** The records **
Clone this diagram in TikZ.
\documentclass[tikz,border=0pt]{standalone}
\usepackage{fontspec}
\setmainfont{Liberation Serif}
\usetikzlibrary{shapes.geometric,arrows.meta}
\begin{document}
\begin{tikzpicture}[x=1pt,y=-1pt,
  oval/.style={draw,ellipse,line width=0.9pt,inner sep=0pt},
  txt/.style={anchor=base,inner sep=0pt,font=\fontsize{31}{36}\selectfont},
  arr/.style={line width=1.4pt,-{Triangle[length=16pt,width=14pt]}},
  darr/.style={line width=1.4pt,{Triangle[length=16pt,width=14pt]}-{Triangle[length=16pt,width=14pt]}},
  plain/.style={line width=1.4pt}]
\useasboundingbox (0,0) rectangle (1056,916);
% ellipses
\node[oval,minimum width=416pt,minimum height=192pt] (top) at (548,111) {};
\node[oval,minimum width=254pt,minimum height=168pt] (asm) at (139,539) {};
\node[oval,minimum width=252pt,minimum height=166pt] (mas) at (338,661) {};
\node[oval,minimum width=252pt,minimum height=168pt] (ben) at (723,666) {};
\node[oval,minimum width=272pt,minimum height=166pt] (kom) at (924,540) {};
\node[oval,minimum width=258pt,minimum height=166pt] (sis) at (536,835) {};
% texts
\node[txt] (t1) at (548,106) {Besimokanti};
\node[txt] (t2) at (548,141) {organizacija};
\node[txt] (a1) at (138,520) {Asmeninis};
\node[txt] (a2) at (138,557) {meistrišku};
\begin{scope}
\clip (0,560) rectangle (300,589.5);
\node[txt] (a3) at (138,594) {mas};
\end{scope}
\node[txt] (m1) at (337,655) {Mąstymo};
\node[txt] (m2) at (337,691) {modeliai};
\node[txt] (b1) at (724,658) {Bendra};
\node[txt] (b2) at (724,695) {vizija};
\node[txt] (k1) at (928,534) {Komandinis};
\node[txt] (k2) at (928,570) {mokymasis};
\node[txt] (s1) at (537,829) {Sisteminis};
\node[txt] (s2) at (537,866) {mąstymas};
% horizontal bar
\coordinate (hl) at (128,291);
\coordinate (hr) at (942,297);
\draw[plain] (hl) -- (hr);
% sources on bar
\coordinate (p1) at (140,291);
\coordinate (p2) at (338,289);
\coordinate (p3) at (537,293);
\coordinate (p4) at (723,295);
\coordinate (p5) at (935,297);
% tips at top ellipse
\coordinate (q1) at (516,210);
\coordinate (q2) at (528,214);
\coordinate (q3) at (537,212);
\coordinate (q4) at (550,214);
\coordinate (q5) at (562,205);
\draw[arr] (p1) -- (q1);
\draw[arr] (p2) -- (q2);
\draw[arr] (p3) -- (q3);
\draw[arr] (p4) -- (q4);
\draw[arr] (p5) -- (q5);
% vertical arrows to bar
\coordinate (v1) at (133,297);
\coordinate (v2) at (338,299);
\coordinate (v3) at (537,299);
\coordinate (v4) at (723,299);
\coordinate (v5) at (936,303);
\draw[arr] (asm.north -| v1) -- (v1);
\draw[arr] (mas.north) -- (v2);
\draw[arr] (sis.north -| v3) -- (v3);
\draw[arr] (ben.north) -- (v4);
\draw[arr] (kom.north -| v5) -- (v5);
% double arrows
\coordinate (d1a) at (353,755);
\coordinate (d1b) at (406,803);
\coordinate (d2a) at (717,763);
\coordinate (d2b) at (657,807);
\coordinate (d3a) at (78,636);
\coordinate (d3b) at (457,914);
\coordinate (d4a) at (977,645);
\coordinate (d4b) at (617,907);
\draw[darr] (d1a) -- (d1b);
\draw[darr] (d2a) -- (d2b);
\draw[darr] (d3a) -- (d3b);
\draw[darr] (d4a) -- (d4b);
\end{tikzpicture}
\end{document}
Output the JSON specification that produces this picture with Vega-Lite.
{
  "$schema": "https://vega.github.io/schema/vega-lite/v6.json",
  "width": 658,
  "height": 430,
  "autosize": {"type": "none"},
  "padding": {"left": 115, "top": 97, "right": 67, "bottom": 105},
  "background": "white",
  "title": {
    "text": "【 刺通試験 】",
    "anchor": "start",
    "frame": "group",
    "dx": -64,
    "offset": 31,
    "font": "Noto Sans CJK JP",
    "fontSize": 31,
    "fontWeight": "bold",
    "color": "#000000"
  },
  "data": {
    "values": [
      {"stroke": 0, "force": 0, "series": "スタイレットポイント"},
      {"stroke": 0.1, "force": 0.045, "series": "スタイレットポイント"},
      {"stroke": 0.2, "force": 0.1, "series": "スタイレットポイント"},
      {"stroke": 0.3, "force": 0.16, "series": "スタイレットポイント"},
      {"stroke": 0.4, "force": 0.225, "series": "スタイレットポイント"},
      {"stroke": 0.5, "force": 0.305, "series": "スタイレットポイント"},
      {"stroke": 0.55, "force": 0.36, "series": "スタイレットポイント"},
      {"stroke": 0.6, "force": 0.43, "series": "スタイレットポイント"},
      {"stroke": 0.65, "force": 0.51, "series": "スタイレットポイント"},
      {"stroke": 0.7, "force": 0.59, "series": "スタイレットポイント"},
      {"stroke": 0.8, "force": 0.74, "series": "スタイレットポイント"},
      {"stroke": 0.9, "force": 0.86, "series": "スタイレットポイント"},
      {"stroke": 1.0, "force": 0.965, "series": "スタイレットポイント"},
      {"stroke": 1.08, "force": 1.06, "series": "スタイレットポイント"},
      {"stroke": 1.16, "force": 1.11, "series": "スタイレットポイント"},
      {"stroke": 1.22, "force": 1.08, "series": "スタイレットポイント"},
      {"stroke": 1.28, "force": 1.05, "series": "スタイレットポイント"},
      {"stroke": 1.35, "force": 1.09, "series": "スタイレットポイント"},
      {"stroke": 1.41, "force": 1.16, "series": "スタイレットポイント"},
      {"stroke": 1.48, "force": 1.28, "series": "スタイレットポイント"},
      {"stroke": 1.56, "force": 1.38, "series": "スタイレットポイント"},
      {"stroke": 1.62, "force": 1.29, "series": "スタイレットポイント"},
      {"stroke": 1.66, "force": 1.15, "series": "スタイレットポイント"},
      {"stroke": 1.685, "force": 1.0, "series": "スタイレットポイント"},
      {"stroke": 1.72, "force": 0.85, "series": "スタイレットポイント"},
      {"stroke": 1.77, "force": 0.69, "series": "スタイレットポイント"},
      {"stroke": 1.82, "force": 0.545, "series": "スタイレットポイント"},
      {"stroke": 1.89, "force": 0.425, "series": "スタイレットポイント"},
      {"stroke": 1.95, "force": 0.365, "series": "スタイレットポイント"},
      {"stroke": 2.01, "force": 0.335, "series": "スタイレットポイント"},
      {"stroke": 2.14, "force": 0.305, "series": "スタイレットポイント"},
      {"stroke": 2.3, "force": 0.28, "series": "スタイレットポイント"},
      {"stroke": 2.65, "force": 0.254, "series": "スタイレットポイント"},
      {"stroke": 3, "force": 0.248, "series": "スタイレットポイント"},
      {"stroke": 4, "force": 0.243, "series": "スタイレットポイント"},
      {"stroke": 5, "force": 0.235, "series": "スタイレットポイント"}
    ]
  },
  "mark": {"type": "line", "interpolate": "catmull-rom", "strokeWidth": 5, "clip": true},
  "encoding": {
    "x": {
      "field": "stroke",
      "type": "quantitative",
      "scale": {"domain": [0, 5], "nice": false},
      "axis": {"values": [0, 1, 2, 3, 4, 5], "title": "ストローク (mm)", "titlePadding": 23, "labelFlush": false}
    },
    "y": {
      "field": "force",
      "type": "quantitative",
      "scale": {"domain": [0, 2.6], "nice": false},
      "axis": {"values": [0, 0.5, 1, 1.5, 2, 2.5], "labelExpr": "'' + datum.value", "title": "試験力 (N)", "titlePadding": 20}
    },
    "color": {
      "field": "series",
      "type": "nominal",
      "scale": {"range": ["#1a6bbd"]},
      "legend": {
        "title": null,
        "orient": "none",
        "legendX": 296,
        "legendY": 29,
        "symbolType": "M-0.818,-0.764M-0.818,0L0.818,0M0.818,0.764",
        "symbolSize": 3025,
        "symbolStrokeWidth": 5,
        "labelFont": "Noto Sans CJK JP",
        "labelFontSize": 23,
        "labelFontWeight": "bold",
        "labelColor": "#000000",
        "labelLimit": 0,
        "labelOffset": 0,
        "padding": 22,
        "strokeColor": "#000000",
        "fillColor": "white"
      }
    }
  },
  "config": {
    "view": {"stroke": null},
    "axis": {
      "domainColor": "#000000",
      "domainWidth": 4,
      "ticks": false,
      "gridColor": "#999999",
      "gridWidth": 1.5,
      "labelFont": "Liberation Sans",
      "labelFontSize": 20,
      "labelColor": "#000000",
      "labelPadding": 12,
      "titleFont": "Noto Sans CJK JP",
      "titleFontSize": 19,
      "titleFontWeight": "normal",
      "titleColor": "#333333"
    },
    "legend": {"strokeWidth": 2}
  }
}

** Directive **
State how many lines of the listing above hold the word "this", with nothing but the number.

** Full solution **
2